Creswell (1998) points out that a challenge for some case studies is having clean beginning and ending points for the case, depending upon which phenomenon the researchers choose to study. For example, if a researcher wants to study the globalization of some community, it is difficult to say at what point the community felt the impact of the global economy and whether the progress is still taking place or has reached a final point. It is the researcher’s job to work within the contrived boundaries. In this study, the beginning and ending points were rather clear. The beginning points were when the 5th and 6th graders started taking the HRE class and ended a year after their completion of HRE curriculum, when they were in the 6th and 7th grades.
In addition, unlike positivistic research, in which subjects are selected randomly, a case study is more likely to use purposeful sampling, in which the researcher chooses informants based on his/her needs for the study (Creswell, 1998). Because researchers focus on their own and/or societal interests in certain issue(s) and/or phenomena, random sampling would be almost impossible in a case study. In this case study, the researcher needed to select informants who have gone through HRE and agreed to participate in the study.
Due to the “bounded system” characteristic of a case study, the researchers need to delineate a case purposefully. In this case, the school was chosen because HRE had been part of its mission since its establishment and the school and its teachers and administrators had been working with the Partners program from the beginning to implement HRE. This school was, at the time of the interviews, the only one that had HRE in its mission statement and had also cooperated with the Partners program. Therefore, the case for this study was chosen purposefully.

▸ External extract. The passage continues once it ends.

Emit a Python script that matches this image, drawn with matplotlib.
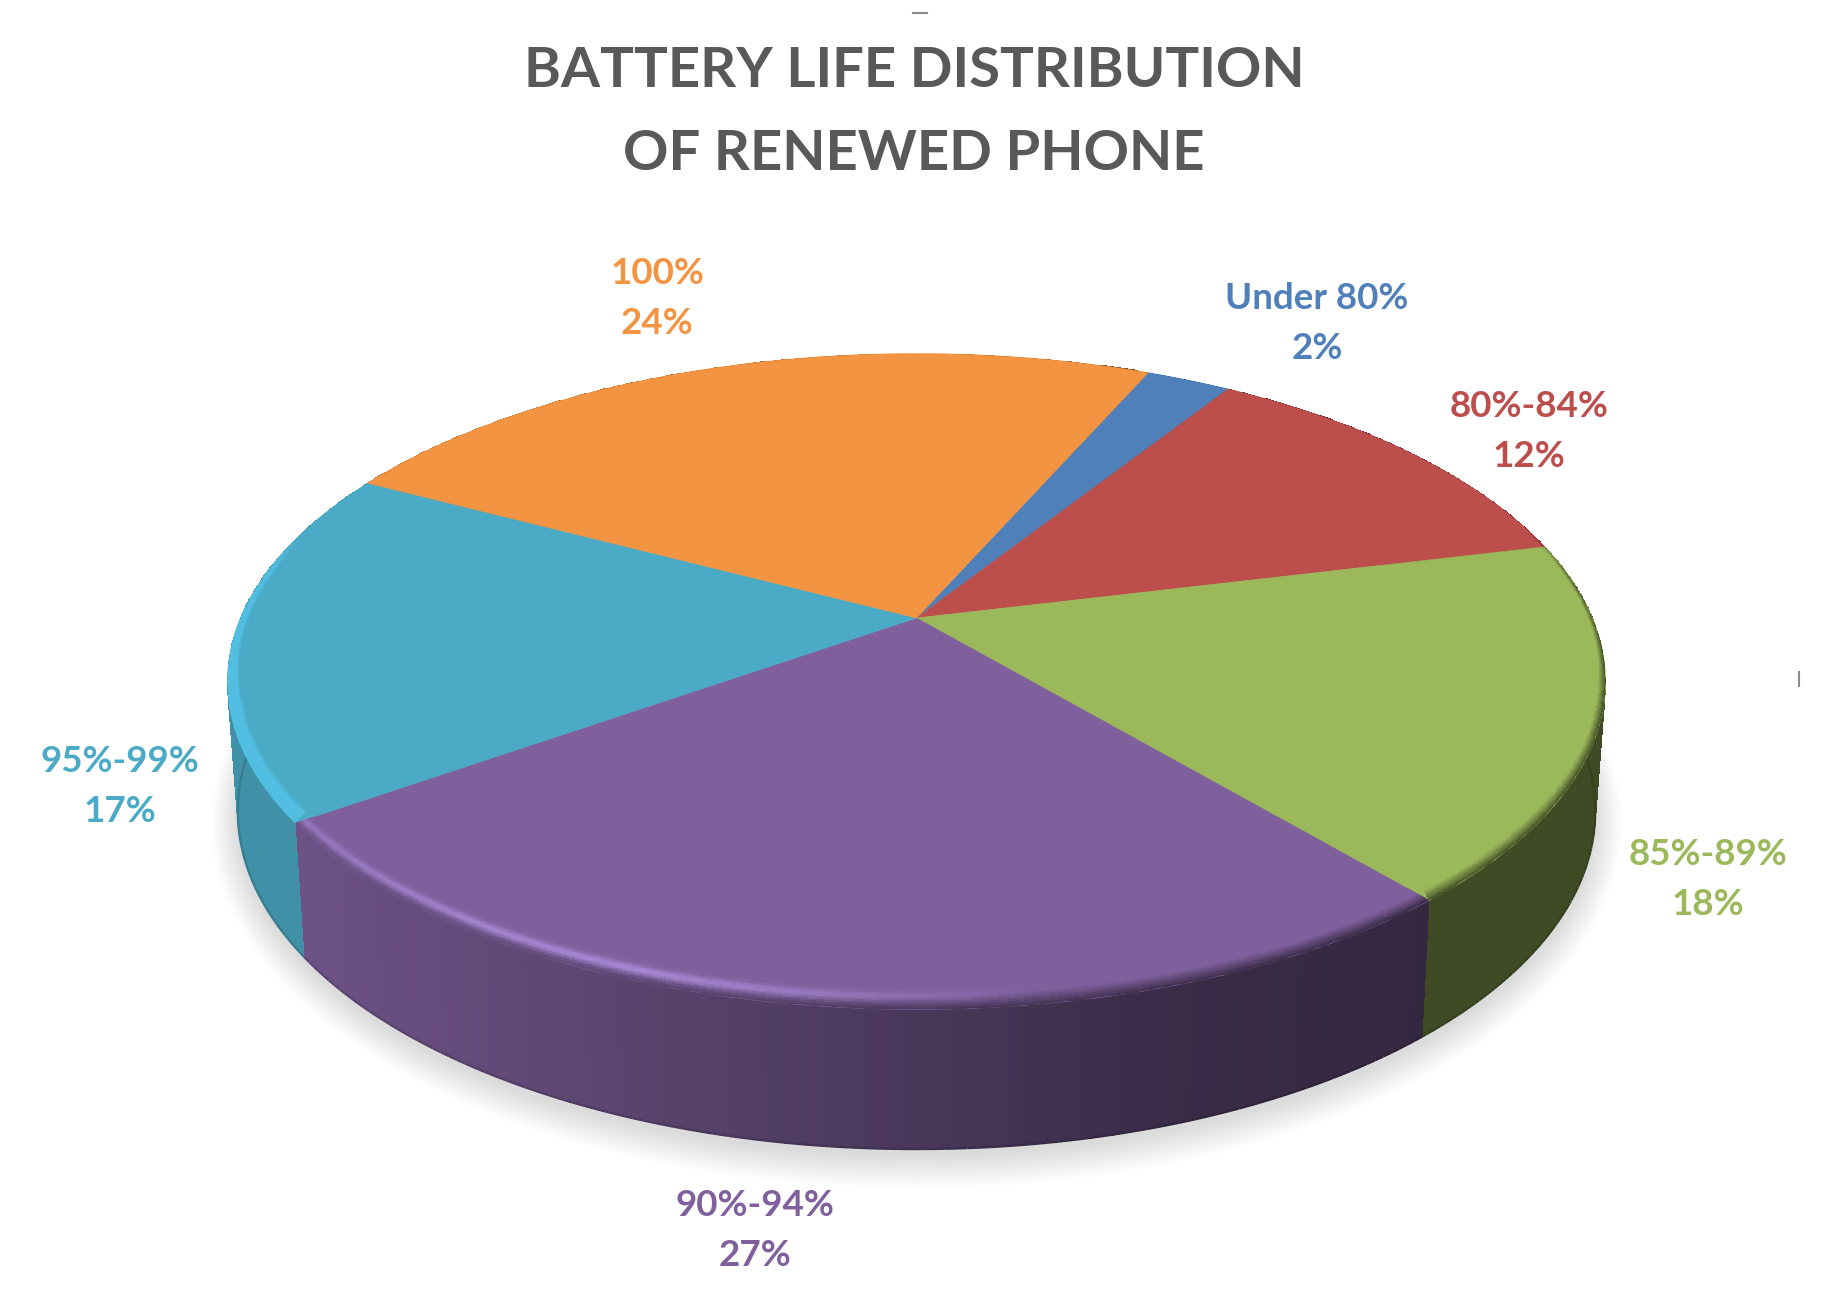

Furthermore, due to each case’s unique history, the case is a complex entity operating within a number of contexts, including the physical, economic, ethical and aesthetic (Creswell, 1998). So, in order for a case study to be able to study a complex entity with clear boundaries, it is important to ensure that the researcher will have available contextual material to describe the setting for the case and a wide array of information about the case to provide an in-depth picture of it (Creswell, 1998). For this case, the researcher was successful in obtaining historical information about the school relating to HRE from the school principal and the HRE class researcher at the beginning of the research process.